● The problem
Pull every line of the entries that has the word "this".

● Recorded information
___

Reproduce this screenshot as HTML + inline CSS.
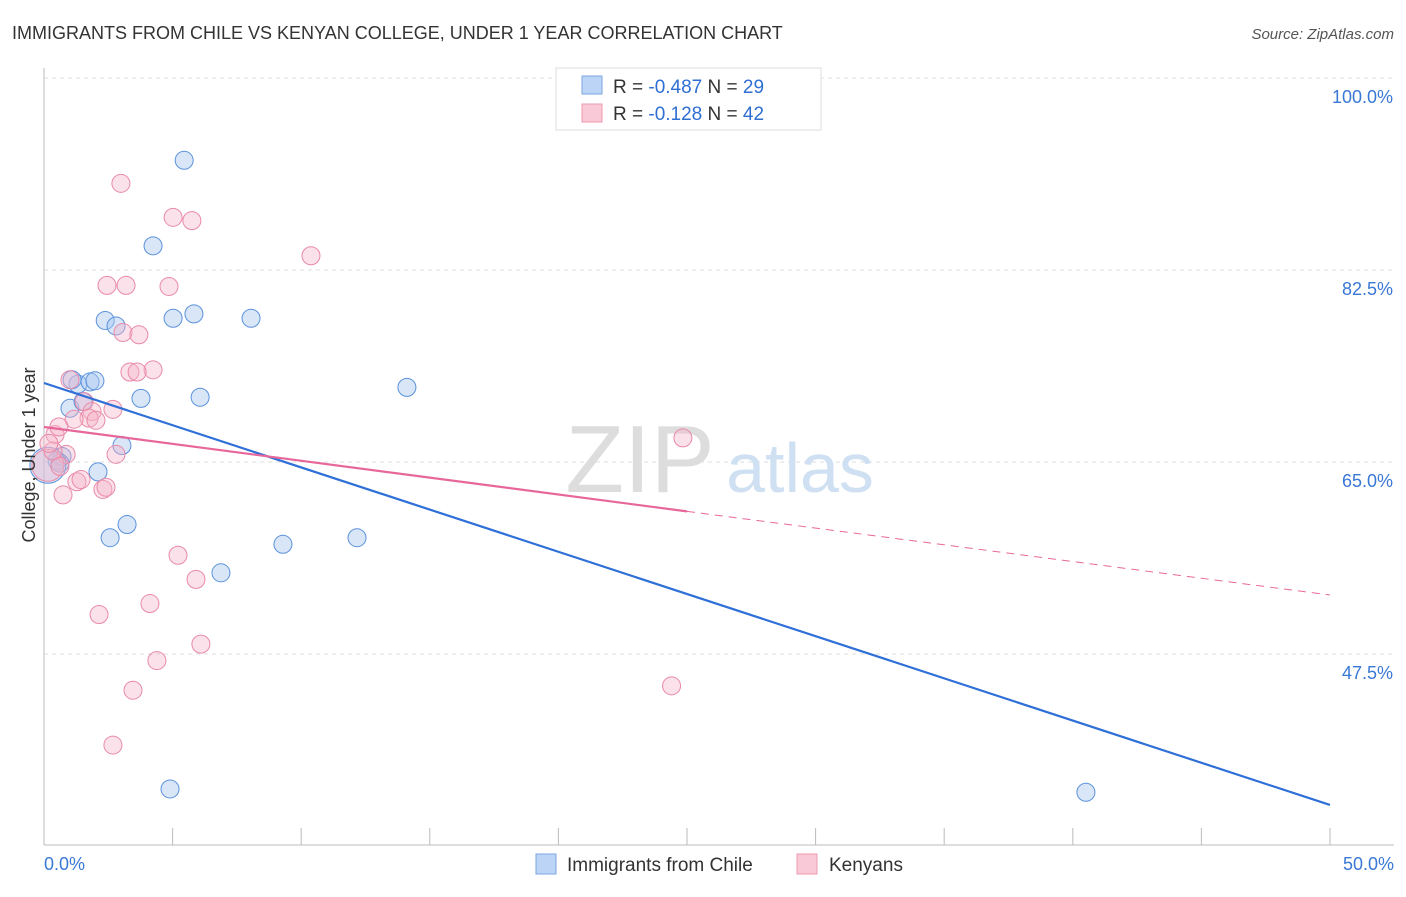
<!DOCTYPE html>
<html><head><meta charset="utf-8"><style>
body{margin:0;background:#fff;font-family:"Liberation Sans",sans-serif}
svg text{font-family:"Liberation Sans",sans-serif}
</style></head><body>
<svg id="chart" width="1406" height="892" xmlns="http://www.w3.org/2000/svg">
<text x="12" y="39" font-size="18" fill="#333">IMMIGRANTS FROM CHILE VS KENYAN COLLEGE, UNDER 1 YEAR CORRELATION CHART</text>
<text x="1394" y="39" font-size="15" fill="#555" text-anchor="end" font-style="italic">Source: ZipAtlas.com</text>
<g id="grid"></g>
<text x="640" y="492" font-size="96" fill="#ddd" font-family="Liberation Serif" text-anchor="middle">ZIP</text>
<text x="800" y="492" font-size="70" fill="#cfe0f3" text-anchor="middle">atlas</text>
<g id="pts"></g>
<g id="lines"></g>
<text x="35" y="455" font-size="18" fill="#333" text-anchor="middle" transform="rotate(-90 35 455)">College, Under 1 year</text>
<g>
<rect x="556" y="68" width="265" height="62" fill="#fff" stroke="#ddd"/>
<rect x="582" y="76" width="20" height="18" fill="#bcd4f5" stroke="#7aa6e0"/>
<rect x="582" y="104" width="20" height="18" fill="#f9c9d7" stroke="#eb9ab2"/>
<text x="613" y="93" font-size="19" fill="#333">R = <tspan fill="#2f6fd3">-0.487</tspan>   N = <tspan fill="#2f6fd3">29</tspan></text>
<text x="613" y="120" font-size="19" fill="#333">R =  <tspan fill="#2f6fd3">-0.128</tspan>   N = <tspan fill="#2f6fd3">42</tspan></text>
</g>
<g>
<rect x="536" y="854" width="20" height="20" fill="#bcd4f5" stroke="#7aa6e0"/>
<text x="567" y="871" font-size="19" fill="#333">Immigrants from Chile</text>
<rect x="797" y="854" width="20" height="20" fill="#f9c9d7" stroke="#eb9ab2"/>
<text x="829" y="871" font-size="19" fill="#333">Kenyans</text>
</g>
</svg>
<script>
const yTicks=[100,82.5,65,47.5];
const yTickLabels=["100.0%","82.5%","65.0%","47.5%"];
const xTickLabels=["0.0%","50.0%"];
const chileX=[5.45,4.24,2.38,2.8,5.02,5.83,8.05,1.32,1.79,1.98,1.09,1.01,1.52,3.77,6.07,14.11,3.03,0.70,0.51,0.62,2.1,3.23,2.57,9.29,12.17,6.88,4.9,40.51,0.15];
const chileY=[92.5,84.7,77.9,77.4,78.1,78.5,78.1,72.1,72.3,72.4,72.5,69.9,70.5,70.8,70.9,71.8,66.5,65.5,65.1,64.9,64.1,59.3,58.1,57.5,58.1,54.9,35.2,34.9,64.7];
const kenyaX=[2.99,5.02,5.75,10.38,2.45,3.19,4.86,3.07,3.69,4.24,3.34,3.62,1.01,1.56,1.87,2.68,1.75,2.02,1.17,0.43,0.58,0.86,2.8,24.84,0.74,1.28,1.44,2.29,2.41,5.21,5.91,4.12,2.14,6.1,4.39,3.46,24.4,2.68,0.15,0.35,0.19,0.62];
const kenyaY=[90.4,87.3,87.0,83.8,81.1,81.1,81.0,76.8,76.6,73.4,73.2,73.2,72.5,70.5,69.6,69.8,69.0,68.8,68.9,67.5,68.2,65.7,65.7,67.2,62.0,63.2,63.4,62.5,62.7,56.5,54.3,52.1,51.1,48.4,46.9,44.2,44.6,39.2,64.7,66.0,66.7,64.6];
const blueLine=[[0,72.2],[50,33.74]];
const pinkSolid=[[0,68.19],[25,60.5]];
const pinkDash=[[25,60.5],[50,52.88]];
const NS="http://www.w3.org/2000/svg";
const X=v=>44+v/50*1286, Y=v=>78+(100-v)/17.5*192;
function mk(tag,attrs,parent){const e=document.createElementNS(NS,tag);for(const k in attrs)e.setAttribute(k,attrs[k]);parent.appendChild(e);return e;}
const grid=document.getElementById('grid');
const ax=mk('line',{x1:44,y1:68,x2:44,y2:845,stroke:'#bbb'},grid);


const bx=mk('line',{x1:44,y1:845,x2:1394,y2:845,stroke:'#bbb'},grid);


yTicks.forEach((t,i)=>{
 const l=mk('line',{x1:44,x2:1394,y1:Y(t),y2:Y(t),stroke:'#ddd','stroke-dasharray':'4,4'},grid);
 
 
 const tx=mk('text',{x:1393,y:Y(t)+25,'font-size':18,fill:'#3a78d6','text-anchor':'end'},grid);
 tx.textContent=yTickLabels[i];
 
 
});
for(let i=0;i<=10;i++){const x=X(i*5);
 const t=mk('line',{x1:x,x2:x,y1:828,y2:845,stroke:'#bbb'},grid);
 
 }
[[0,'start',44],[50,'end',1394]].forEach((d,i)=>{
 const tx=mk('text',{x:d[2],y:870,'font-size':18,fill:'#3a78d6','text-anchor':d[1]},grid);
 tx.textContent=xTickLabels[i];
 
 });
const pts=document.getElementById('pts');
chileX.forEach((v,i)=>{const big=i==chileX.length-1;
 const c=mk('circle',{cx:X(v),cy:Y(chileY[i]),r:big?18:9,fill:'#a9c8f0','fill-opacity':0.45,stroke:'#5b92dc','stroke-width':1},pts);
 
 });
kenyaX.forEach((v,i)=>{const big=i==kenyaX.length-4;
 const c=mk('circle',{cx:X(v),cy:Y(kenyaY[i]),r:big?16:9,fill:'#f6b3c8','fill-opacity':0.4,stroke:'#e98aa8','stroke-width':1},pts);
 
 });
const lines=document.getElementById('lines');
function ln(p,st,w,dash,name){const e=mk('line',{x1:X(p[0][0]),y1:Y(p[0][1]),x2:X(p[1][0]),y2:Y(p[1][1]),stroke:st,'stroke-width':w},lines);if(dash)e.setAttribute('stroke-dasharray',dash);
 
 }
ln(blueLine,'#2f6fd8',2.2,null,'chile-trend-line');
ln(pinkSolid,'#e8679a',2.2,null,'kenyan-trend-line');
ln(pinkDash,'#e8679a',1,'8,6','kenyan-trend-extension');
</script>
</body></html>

___

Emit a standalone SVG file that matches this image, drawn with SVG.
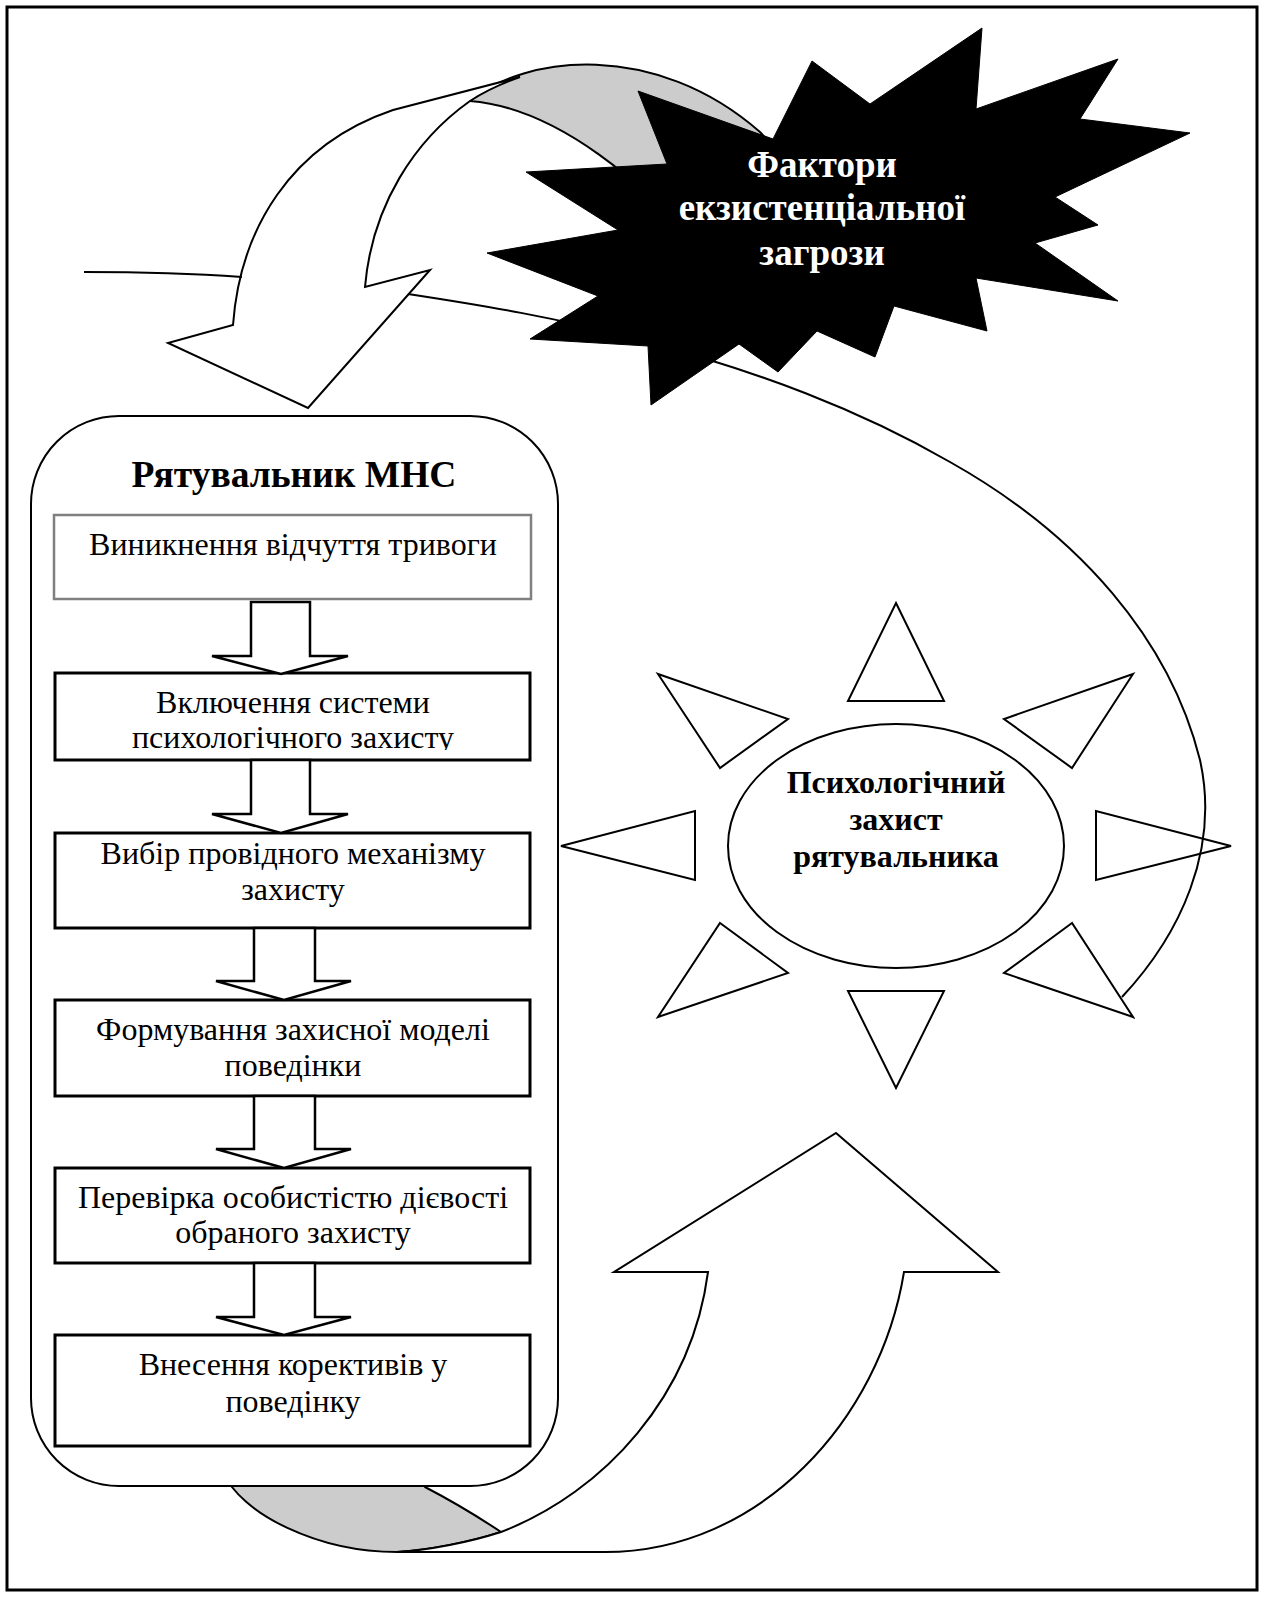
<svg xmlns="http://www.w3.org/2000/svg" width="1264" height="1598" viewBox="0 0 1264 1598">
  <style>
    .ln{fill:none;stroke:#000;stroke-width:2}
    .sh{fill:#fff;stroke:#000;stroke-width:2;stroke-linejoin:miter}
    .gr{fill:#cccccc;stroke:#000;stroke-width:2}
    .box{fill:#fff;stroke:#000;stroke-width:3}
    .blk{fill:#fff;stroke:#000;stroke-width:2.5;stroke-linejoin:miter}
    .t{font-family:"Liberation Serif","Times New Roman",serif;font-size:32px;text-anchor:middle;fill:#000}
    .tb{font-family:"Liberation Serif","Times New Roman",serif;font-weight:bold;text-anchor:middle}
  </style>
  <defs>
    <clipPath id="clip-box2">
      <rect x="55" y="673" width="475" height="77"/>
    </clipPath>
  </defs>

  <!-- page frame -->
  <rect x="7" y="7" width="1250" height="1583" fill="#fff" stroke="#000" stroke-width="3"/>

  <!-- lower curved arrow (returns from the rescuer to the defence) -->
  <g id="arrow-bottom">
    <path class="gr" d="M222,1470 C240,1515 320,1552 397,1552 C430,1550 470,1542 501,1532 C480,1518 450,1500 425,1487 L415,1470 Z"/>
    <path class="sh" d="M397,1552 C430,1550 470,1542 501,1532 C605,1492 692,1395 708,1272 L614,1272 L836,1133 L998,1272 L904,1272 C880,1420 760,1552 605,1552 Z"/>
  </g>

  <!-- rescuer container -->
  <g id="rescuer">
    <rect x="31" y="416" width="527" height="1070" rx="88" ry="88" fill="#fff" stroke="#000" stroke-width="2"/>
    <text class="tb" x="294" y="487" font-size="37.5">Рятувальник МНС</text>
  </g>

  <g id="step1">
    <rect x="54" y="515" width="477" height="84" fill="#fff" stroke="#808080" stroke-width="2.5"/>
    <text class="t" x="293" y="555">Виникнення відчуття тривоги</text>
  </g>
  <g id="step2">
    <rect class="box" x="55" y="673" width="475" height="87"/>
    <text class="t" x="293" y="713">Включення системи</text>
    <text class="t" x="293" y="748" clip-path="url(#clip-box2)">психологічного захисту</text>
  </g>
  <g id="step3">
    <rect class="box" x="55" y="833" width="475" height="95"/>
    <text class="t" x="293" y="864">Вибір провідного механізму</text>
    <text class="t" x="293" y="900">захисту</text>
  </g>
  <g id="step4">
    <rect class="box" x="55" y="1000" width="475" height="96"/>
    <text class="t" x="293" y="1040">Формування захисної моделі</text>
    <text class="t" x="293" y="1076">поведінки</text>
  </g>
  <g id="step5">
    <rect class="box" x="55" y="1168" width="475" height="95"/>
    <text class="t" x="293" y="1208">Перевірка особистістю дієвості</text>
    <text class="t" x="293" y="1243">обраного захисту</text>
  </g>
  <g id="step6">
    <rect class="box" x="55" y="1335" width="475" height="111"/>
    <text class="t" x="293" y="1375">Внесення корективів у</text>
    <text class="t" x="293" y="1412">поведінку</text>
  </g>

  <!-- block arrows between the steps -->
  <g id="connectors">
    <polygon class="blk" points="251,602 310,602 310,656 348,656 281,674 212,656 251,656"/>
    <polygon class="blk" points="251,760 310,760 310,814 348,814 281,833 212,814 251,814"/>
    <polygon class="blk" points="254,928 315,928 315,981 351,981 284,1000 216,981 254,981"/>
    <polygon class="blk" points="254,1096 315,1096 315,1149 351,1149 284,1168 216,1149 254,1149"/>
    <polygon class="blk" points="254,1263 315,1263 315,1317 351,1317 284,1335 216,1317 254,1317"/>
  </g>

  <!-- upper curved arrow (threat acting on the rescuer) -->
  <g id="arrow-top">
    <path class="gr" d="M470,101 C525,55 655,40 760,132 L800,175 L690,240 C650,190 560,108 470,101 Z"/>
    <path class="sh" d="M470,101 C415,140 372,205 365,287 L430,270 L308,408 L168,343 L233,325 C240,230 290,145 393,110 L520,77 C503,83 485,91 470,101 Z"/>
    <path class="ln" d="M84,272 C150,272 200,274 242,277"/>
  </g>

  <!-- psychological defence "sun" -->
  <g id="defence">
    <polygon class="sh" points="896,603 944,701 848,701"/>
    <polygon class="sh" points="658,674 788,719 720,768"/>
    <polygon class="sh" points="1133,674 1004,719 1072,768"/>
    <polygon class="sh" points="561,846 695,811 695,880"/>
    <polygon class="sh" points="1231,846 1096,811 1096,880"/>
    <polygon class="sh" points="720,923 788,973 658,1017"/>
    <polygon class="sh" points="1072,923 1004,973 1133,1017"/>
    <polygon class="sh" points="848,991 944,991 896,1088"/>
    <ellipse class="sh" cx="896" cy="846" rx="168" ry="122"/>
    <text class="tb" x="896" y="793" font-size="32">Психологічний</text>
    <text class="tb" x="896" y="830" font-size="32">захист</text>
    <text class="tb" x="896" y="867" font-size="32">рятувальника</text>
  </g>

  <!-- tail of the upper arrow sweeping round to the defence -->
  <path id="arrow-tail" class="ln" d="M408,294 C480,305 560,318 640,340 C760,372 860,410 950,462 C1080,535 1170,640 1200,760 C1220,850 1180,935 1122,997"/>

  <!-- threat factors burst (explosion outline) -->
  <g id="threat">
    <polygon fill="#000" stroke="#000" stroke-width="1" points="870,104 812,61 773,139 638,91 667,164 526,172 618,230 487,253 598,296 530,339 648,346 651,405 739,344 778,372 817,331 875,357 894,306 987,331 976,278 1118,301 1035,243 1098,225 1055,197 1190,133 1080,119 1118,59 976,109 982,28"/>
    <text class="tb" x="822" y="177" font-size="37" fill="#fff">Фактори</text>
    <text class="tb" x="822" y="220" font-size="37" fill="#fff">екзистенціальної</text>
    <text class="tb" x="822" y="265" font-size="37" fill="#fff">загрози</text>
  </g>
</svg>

___

● Complete output
Reproduce this screenshot as HTML + inline CSS.
Emit a standalone SVG file that matches this image, drawn with SVG.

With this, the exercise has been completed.